Copy out all lines carrying the word "matplotlib".

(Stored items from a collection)

########

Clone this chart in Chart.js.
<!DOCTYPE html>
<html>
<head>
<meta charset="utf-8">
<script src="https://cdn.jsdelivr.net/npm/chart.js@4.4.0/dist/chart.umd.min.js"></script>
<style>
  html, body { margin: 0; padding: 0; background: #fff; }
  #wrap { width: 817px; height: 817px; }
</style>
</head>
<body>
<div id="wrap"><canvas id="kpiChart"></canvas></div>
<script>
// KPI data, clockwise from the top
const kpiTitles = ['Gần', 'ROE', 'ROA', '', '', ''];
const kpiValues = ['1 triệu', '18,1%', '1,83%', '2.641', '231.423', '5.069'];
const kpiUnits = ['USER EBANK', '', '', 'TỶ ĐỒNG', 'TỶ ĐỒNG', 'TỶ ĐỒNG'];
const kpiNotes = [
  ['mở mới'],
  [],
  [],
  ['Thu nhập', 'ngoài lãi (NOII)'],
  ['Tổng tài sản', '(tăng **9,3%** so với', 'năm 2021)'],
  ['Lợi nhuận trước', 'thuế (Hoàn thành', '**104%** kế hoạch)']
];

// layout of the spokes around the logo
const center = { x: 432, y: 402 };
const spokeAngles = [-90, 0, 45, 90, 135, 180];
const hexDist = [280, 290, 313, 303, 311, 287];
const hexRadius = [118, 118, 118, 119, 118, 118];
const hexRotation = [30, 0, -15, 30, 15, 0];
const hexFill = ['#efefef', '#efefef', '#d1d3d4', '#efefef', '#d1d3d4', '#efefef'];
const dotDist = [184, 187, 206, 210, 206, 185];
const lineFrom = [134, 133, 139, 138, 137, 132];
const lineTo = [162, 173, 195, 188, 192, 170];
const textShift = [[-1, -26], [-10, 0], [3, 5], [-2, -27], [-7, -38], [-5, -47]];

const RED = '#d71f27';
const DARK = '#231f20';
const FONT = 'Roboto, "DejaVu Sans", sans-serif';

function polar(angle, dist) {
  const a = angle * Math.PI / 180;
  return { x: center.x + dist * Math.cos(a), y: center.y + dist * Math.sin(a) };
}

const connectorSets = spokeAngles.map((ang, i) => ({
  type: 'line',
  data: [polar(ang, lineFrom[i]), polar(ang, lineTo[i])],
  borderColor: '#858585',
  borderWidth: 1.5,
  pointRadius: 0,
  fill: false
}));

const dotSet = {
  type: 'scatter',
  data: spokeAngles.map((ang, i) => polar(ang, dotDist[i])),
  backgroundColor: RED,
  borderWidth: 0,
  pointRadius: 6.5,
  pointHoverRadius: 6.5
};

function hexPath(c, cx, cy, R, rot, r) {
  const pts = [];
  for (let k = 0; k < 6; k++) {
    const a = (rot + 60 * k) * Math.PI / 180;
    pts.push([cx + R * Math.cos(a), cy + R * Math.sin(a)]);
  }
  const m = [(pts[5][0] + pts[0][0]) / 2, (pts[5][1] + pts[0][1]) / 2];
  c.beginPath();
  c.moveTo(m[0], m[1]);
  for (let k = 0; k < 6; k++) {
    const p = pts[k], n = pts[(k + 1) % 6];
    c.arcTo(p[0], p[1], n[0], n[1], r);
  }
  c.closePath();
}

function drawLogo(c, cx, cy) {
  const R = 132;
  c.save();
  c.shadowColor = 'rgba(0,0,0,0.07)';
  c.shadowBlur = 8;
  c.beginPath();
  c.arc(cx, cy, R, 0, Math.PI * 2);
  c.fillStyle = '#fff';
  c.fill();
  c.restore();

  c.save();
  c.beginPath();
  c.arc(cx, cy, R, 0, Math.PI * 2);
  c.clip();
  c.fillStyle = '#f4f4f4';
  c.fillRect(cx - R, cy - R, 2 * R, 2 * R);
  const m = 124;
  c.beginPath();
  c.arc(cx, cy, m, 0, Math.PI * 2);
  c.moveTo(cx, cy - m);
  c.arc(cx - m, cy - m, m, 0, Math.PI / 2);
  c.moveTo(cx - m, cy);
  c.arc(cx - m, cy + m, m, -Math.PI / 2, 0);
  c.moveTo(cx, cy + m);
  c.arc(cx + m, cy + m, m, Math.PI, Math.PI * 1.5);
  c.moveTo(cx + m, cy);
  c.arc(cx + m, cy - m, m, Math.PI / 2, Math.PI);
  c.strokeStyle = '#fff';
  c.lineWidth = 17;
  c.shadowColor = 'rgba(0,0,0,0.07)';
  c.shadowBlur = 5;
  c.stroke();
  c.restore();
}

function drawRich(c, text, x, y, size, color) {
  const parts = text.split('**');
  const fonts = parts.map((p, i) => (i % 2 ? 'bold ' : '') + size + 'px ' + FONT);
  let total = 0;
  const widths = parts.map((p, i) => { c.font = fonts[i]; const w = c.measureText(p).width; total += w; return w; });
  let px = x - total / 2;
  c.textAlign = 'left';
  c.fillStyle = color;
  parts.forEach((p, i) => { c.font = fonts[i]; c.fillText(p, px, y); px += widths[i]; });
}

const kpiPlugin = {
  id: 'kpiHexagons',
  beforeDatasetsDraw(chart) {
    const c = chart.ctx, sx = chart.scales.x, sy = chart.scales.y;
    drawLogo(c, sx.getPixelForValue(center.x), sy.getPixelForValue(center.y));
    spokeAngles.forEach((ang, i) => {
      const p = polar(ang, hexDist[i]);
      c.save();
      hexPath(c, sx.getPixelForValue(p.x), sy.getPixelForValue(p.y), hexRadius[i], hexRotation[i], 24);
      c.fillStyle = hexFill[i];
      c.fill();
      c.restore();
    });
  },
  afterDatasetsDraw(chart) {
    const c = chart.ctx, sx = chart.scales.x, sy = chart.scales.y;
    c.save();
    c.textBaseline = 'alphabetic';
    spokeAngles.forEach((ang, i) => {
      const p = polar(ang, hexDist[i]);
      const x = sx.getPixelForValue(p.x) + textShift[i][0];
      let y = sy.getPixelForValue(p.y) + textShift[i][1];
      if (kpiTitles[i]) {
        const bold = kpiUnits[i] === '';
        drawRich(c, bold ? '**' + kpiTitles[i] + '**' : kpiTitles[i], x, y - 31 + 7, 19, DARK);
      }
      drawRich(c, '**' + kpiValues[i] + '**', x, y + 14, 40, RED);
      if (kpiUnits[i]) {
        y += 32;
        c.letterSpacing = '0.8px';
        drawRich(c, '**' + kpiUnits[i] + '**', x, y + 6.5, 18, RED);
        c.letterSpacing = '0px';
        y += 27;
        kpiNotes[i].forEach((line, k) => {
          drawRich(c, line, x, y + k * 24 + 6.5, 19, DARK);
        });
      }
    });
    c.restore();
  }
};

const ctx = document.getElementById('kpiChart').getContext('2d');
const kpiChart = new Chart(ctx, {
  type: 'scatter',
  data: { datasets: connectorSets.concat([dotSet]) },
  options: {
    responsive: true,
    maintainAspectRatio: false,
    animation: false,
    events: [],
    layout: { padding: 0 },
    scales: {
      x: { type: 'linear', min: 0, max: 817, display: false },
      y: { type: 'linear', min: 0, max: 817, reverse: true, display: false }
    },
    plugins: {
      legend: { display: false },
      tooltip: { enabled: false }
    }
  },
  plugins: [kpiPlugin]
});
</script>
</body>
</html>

########

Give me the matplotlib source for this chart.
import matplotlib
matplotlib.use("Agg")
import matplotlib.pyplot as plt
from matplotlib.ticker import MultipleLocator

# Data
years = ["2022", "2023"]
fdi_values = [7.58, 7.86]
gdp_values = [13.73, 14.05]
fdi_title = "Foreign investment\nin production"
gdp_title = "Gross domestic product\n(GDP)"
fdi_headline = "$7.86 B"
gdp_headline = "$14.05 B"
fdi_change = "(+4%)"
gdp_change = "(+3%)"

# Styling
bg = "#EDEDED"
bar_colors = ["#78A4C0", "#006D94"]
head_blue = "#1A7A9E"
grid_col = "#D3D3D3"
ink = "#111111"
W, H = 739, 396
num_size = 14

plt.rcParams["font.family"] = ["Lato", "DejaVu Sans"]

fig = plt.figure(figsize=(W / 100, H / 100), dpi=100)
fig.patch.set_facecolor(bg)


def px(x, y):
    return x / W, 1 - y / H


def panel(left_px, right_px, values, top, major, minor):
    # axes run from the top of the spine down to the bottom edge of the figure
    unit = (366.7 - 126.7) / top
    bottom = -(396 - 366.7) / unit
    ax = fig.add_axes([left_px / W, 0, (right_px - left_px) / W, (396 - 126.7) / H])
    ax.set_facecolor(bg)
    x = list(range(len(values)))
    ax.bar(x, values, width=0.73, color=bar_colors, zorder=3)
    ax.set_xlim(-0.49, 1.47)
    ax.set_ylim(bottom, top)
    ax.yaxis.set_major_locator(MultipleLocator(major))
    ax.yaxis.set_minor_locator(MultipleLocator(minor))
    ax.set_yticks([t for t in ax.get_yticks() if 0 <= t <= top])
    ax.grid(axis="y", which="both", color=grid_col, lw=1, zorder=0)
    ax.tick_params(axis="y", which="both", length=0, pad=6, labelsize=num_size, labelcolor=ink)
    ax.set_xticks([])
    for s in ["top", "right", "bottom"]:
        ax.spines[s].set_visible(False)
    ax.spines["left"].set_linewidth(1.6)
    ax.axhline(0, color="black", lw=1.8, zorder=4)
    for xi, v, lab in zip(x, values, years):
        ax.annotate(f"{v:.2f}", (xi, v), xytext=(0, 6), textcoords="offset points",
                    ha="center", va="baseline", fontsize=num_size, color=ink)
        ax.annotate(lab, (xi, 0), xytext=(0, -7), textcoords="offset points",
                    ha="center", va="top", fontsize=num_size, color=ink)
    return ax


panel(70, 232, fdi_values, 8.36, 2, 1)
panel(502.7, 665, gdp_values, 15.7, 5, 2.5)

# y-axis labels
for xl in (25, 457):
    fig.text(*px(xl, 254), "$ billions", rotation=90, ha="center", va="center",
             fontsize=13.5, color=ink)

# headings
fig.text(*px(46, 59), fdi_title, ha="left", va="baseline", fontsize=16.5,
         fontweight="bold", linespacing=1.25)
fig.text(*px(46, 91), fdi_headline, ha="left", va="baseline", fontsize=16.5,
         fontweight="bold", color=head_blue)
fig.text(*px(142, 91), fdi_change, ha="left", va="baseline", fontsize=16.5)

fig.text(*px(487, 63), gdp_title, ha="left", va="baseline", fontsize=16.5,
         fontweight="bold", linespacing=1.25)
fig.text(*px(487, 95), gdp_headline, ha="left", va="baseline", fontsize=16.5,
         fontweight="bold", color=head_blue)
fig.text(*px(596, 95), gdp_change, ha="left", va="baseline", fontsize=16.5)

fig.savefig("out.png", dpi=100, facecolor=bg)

########

** Final answer **
Give me the matplotlib source for this chart.
import matplotlib
matplotlib.use("Agg")
import matplotlib.pyplot as plt
from matplotlib.ticker import MultipleLocator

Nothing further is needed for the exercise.